Findo este texto com só mais um exemplo. Nos dias de Jesus, líderes religiosos cultos, “pessoas respeitáveis” da sociedade, homens de aparente moral ilibada, defensores da ortodoxia, zelosos da lei, ardorosos acusadores dos gentios, homens de fé, professores e doutores, dentre outros, lhe disseram: “Tens demônio”, (Jo. 7:20, 8:48, 52)!!! Que Deus nos proporcione genuína humildade, verdadeira espiritualidade, liberdade que não dá ocasião à carne, fé sem religiosismo humano, graça que não se ufana, amor sem fingimento, uma intelectualidade que, para mais do que meras palavras, redunde fielmente para a glória de Deus.

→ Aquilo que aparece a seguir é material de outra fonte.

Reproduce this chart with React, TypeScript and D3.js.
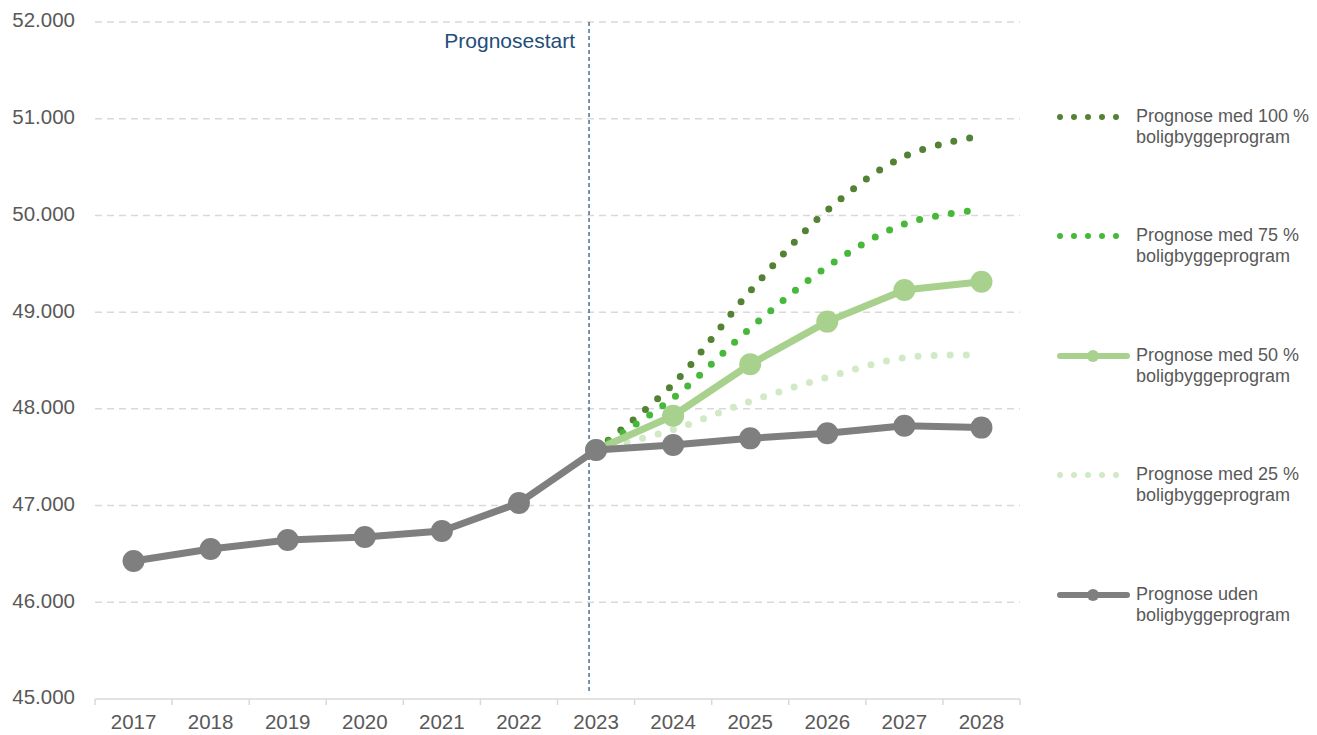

Não nos esquecendo, contudo, de que o Senhor Jesus também foi um mestre dos paradoxos, tendo-os usado em várias ocasiões. E foi numa destas, alertando os discípulos sobre aquele tipo de “pessoas respeitáveis” e de tudo quanto valorizavam, gente de sua e de todas as épocas, que o Senhor nos ensinou, falando claramente aos que o ouviam e a partir destes, a nós; ainda que, a exemplo do que acontece hoje de forma generalizada, muitos não tenham entendido: “E todo aquele que por minha causa deixar irmãos, irmãs, pai, mãe, mulher, filhos, terras ou casa receberá o cêntuplo e possuirá a vida eterna. Muitos dos primeiros serão os últimos e muitos dos últimos serão os primeiros”, Mt. 19:29-30.